New Delhi: Marginal tax relief of upto Rs 6,600 for small tax payers, a 3 per cent hike in surcharge on super-rich, new levies on cars and SUVs and a compliance window to domestic black money holders were unveiled in the Budget for 2016-17 that envisages a huge spending of Rs 1.77 lakh crore in rural areas to address the agrarian distress.
Presenting his third Budget, Finance Minister Arun Jaitley made no changes in the personal or corporate income- tax slabs but made costlier several items including electricity, jewellery, readymade garments, mineral water and aerated drinks, tobacco and cigarettes by raising duties.
The Budget brought in a new 0.5 per cent Krishi Kalyan Cess on all taxable services to fund agriculture while proposing a retirement tax on 60 per cent of the pension and provident fund corpus including EPF created after April 1, 2016.
Against expectations of incentives for industry hit by global slowdown and shrinking exports, the Budget did not offer anything major.

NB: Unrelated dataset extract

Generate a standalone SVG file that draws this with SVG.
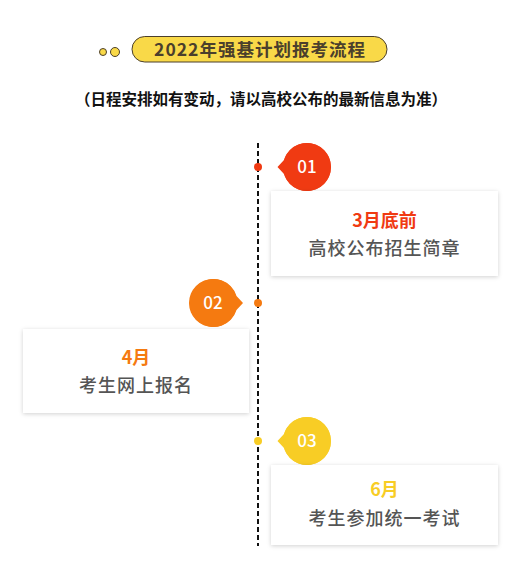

While deciding to stick to to fiscal deficit roadmap, he unveiled a new policy for sale of PSUs to raise additional resources as well as tried to address lingering tax issues with one-time settlement offers.
While the revenue loss on direct taxes will be Rs 1060 crore, his indirect tax proposal will mobilise an additional Rs 20,670 crore. Net revenue gain will be Rs 19,610 crore.
Asked about comments that the Budget was left-of-centre, Jaitley said, “it is neither left nor right but deals with the reality of Indian economy. It addresses sectors which need highest priority and rural areas need most attention.”
“There is a serious challenge, if not distress, in the rural sector and we have given priority to the social sector and infrastructure. This Budget is a combination of several things,” he said.